Exactly the lines from the line containing "Clone this chart in seaborn and matplotlib." through the line containing "kapacitet_rapport = [604] * len(years)" are to be echoed, with both included and pictures left out.

TASK DATA —

· · ·

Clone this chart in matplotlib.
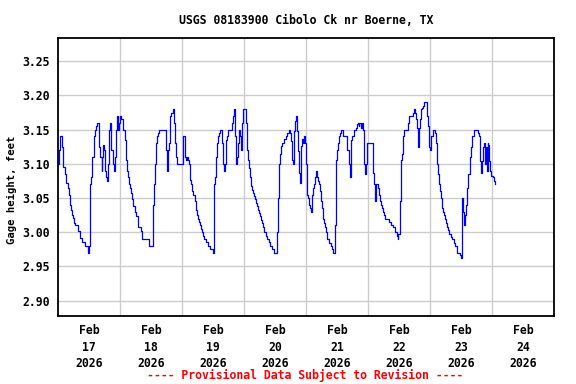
import numpy as np
import matplotlib
matplotlib.use('Agg')
import matplotlib.pyplot as plt

# hours since Feb 17 2026 00:00, gage height in feet
hours = [
    0.0, 0.4, 0.9, 1.7, 2.1, 2.7, 3.1, 3.7, 4.1, 4.5, 5.0, 5.4, 5.9, 6.3, 6.7,
    7.9, 8.5, 9.2, 10.4, 11.7, 12.1, 12.5, 12.9, 13.3, 13.8, 14.2, 14.6, 15.0,
    16.0, 16.4, 16.9, 17.2, 17.5, 17.9, 18.3, 18.7, 19.1, 19.5, 19.9, 20.2,
    20.6, 21.2, 21.5, 21.9, 22.3, 22.7, 23.1, 23.5, 24.0, 24.5, 25.3, 25.8,
    26.2, 26.7, 27.1, 27.5, 27.9, 28.3, 28.8, 29.2, 29.7, 30.1, 30.8, 32.2,
    32.5, 35.1, 36.6, 36.8, 37.0, 37.4, 37.9, 38.3, 38.8, 39.2, 41.5, 41.8,
    42.2, 42.6, 43.1, 43.5, 43.9, 44.4, 44.8, 45.2, 45.5, 45.9, 48.2, 48.4,
    49.0, 49.2, 49.6, 49.9, 50.3, 50.7, 51.1, 51.5, 51.9, 52.3, 53.0, 53.4,
    53.8, 54.2, 54.6, 55.0, 55.4, 55.7, 56.1, 56.5, 57.3, 58.1, 58.8, 60.0,
    60.3, 60.6, 61.0, 61.4, 61.8, 62.2, 62.7, 63.5, 63.9, 64.3, 64.6, 65.0,
    65.4, 65.8, 67.2, 67.6, 68.0, 68.4, 68.8, 69.2, 69.5, 69.9, 70.3, 70.7,
    71.1, 71.5, 72.6, 73.0, 73.4, 73.8, 74.2, 74.6, 75.0, 75.4, 75.7, 76.1,
    76.5, 76.9, 77.3, 77.7, 78.1, 78.5, 78.8, 79.2, 79.6, 80.5, 81.0, 81.5,
    82.1, 82.7, 83.6, 84.9, 85.1, 85.5, 85.9, 86.3, 86.7, 87.5, 88.3, 88.8,
    89.3, 89.8, 90.2, 90.6, 91.0, 91.2, 91.7, 92.1, 92.5, 92.9, 93.3, 93.7,
    94.1, 94.5, 94.8, 95.2, 95.6, 96.0, 96.4, 96.7, 97.1, 97.5, 97.9, 98.3,
    98.7, 99.1, 99.5, 99.8, 100.2, 100.6, 101.0, 101.4, 101.8, 102.2, 102.6,
    102.9, 103.3, 103.7, 104.1, 104.9, 105.5, 106.0, 106.4, 107.1, 107.5,
    107.8, 108.1, 108.5, 108.9, 109.3, 109.7, 110.4, 111.8, 112.6, 112.9,
    113.3, 113.6, 114.0, 114.4, 115.2, 115.6, 116.0, 116.4, 116.7, 117.1,
    117.5, 117.9, 118.3, 118.7, 119.1, 119.5, 121.4, 121.8, 122.2, 122.6,
    122.8, 123.1, 123.8, 124.2, 124.6, 125.0, 125.4, 125.8, 126.2, 126.5,
    128.1, 128.8, 129.5, 130.3, 131.1, 131.5, 131.8, 132.2, 132.6, 133.0,
    133.4, 133.8, 135.2, 135.6, 136.0, 137.5, 137.9, 138.3, 138.7, 139.1,
    139.4, 139.8, 140.2, 140.6, 141.0, 141.4, 141.8, 142.9, 143.3, 143.6,
    144.0, 144.4, 145.0, 145.6, 146.0, 146.4, 146.8, 147.2, 147.5, 147.9,
    148.3, 148.7, 149.1, 149.5, 149.9, 150.3, 150.6, 151.0, 151.4, 152.1,
    152.7, 153.2, 153.7, 154.3, 154.6, 155.7, 156.1, 156.2, 156.3, 156.6,
    157.0, 157.4, 157.7, 158.1, 158.5, 158.9, 159.3, 159.7, 160.1, 161.1,
    162.0, 162.4, 162.8, 163.2, 163.5, 163.9, 164.2, 164.6, 164.8, 165.2,
    165.5, 165.9, 166.3, 166.6, 167.0, 167.4, 167.8, 168.3, 168.7, 169.1,
]
stage = [
    3.10, 3.12, 3.14, 3.125, 3.095, 3.085, 3.072, 3.065, 3.055, 3.04, 3.033,
    3.025, 3.021, 3.013, 3.011, 3.001, 2.991, 2.985, 2.98, 2.97, 2.98, 3.07,
    3.08, 3.11, 3.14, 3.15, 3.155, 3.16, 3.125, 3.11, 3.09, 3.11, 3.128, 3.12,
    3.09, 3.08, 3.075, 3.10, 3.15, 3.16, 3.12, 3.10, 3.09, 3.11, 3.15, 3.17,
    3.15, 3.16, 3.17, 3.165, 3.15, 3.135, 3.105, 3.09, 3.08, 3.07, 3.065,
    3.058, 3.048, 3.038, 3.03, 3.023, 3.008, 3.001, 2.99, 2.98, 3.00, 3.04,
    3.07, 3.10, 3.13, 3.14, 3.145, 3.15, 3.15, 3.12, 3.09, 3.12, 3.13, 3.17,
    3.175, 3.18, 3.16, 3.13, 3.11, 3.10, 3.10, 3.14, 3.14, 3.11, 3.106, 3.11,
    3.106, 3.10, 3.077, 3.07, 3.06, 3.055, 3.045, 3.033, 3.025, 3.02, 3.015,
    3.01, 3.005, 3.00, 2.995, 2.99, 2.985, 2.98, 2.975, 2.97, 3.07, 3.08,
    3.11, 3.13, 3.14, 3.145, 3.15, 3.13, 3.10, 3.09, 3.10, 3.135, 3.14, 3.15,
    3.16, 3.17, 3.18, 3.14, 3.10, 3.11, 3.13, 3.15, 3.14, 3.12, 3.16, 3.18,
    3.16, 3.12, 3.105, 3.094, 3.08, 3.067, 3.062, 3.058, 3.053, 3.048, 3.043,
    3.038, 3.033, 3.028, 3.023, 3.018, 3.013, 3.008, 3.00, 2.995, 2.99, 2.985,
    2.98, 2.975, 2.97, 3.00, 3.05, 3.10, 3.115, 3.126, 3.13, 3.136, 3.14,
    3.145, 3.15, 3.145, 3.133, 3.106, 3.10, 3.148, 3.163, 3.17, 3.148, 3.118,
    3.087, 3.072, 3.126, 3.136, 3.13, 3.14, 3.13, 3.10, 3.055, 3.05, 3.04,
    3.035, 3.03, 3.055, 3.065, 3.07, 3.08, 3.09, 3.08, 3.075, 3.07, 3.06,
    3.045, 3.035, 3.02, 3.013, 3.008, 3.00, 2.99, 2.984, 2.98, 2.975, 2.97,
    3.01, 3.065, 3.105, 3.12, 3.13, 3.14, 3.145, 3.15, 3.14, 3.12, 3.10, 3.08,
    3.10, 3.135, 3.14, 3.15, 3.153, 3.158, 3.16, 3.155, 3.16, 3.153, 3.16,
    3.15, 3.10, 3.085, 3.10, 3.13, 3.13, 3.087, 3.07, 3.05, 3.045, 3.07,
    3.065, 3.055, 3.045, 3.04, 3.035, 3.03, 3.025, 3.02, 3.015, 3.01, 3.008,
    3.00, 2.995, 2.99, 2.998, 3.045, 3.105, 3.115, 3.14, 3.15, 3.15, 3.16,
    3.17, 3.175, 3.18, 3.175, 3.165, 3.153, 3.125, 3.153, 3.165, 3.18, 3.182,
    3.185, 3.19, 3.17, 3.155, 3.125, 3.12, 3.14, 3.15, 3.15, 3.145, 3.13,
    3.10, 3.085, 3.07, 3.06, 3.05, 3.035, 3.03, 3.025, 3.02, 3.013, 3.008,
    3.003, 2.998, 2.993, 2.99, 2.984, 2.98, 2.975, 2.97, 2.967, 2.962, 2.985,
    3.05, 3.03, 3.01, 3.015, 3.025, 3.04, 3.065, 3.085, 3.11, 3.124, 3.14,
    3.15, 3.15, 3.145, 3.14, 3.133, 3.104, 3.087, 3.104, 3.124, 3.13, 3.10,
    3.124, 3.09, 3.13, 3.128, 3.104, 3.09, 3.082, 3.08, 3.075, 3.07,
]

days = ['17', '18', '19', '20', '21', '22', '23', '24']
y_ticks = [2.90, 2.95, 3.00, 3.05, 3.10, 3.15, 3.20, 3.25]

font = {'family': 'DejaVu Sans Mono', 'weight': 'bold', 'size': 8.3}

fig = plt.figure(figsize=(5.76, 3.84), dpi=100)
ax = fig.add_axes([58 / 576, 68 / 384, 496 / 576, 278 / 384])

ax.plot(hours, stage, color='#0000ff', lw=0.9, drawstyle='steps-post')

ax.set_xlim(0, 24 * len(days))
ax.set_ylim(2.8774, 3.284)

ax.set_xticks(np.arange(24, 24 * len(days), 24))
ax.set_xticklabels([])
ax.set_xticks(np.arange(len(days)) * 24 + 12, minor=True)
ax.set_xticklabels([f'Feb\n{d}\n2026' for d in days], minor=True,
                   fontdict=font, linespacing=1.35)
ax.set_yticks(y_ticks)
ax.set_yticklabels([f'{v:.2f}' for v in y_ticks], fontdict=font)

ax.tick_params(which='both', length=0)
ax.tick_params(axis='x', which='minor', pad=6)
ax.tick_params(axis='y', pad=6)
ax.grid(True, which='major', color='#cccccc', lw=1.0)
ax.set_axisbelow(True)
for s in ax.spines.values():
    s.set_linewidth(1.3)

fig.text(12 / 576, 1 - 190 / 384, 'Gage height, feet', rotation=90,
         ha='center', va='center', family='DejaVu Sans Mono',
         weight='bold', size=7.6)
fig.text(306 / 576, 1 - 20 / 384, 'USGS 08183900 Cibolo Ck nr Boerne, TX',
         ha='center', va='center', **font)
fig.text(305 / 576, 1 - 375 / 384,
         '---- Provisional Data Subject to Revision ----',
         ha='center', va='center', color='red', **font)

fig.savefig('out.png', dpi=100)
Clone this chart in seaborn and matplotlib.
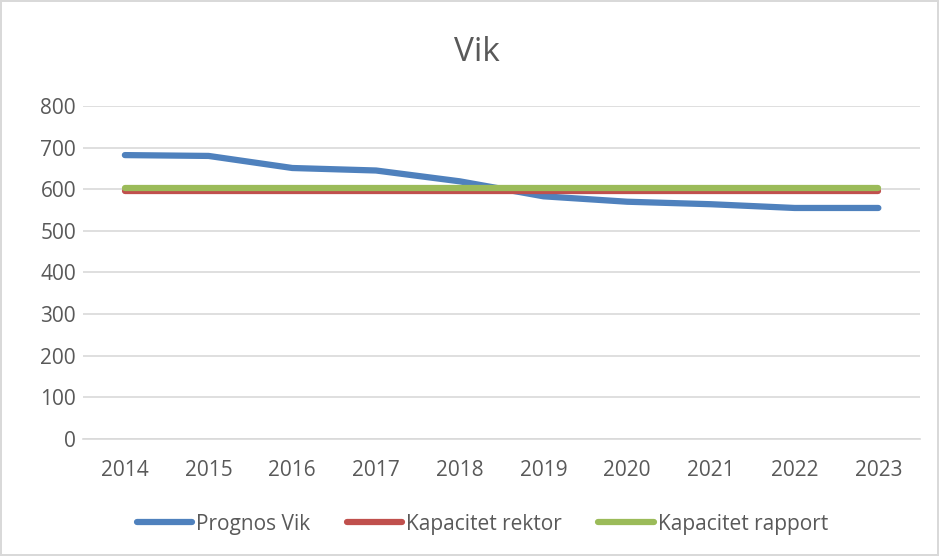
import matplotlib
matplotlib.use("Agg")
import matplotlib.pyplot as plt
import pandas as pd
import seaborn as sns

years = [2014, 2015, 2016, 2017, 2018, 2019, 2020, 2021, 2022, 2023]
prognos_vik = [682, 680, 651, 645, 619, 583, 570, 564, 555, 555]
kapacitet_rektor = [595] * len(years)
kapacitet_rapport = [604] * len(years)

series_names = ["Prognos Vik", "Kapacitet rektor", "Kapacitet rapport"]
series_colors = ["#4f81bd", "#c0504d", "#9bbb59"]
y_ticks = [0, 100, 200, 300, 400, 500, 600, 700, 800]

df = pd.concat(
    [
        pd.DataFrame({"year": years, "value": vals, "series": name})
        for name, vals in zip(series_names, [prognos_vik, kapacitet_rektor, kapacitet_rapport])
    ],
    ignore_index=True,
)

sns.set_style("white")
plt.rcParams["font.family"] = ["Open Sans", "DejaVu Sans"]
text_color = "#595959"
grid_color = "#d9d9d9"

fig = plt.figure(figsize=(9.39, 5.56), dpi=100, edgecolor=grid_color, linewidth=1.5)
ax = fig.add_axes([0.0884, 0.2104, 0.8916, 0.599])

sns.lineplot(
    data=df, x="year", y="value", hue="series", hue_order=series_names,
    palette=series_colors, linewidth=4.5, ax=ax, legend=True,
    solid_capstyle="round",
)

ax.set_xlim(2013.5, 2023.5)
ax.set_ylim(0, 800)
ax.set_yticks(y_ticks)
ax.set_xticks(years)
ax.set_xticklabels([str(y) for y in years])
ax.yaxis.grid(True, color=grid_color, linewidth=1.2)
ax.set_axisbelow(True)
for side in ["top", "right", "left"]:
    ax.spines[side].set_visible(False)
ax.spines["bottom"].set_color(grid_color)
ax.spines["bottom"].set_linewidth(1.2)
ax.tick_params(axis="both", length=0, labelsize=15, colors=text_color)
ax.tick_params(axis="x", pad=15)
ax.tick_params(axis="y", pad=5)
ax.set_xlabel("")
ax.set_ylabel("")

fig.text(0.508, 0.905, "Vik", ha="center", va="center", fontsize=24, color=text_color)

handles, labels = ax.get_legend_handles_labels()
ax.legend(
    handles, labels, loc="center", bbox_to_anchor=(0.477, -0.256), ncol=3,
    frameon=False, fontsize=15, labelcolor=text_color, handlelength=2.65,
    handletextpad=0.2, columnspacing=1.75,
)

fig.savefig("out.png", dpi=100, edgecolor=fig.get_edgecolor())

· · ·

FINAL ANSWER —
Clone this chart in seaborn and matplotlib.
import matplotlib
matplotlib.use("Agg")
import matplotlib.pyplot as plt
import pandas as pd
import seaborn as sns

years = [2014, 2015, 2016, 2017, 2018, 2019, 2020, 2021, 2022, 2023]
prognos_vik = [682, 680, 651, 645, 619, 583, 570, 564, 555, 555]
kapacitet_rektor = [595] * len(years)
kapacitet_rapport = [604] * len(years)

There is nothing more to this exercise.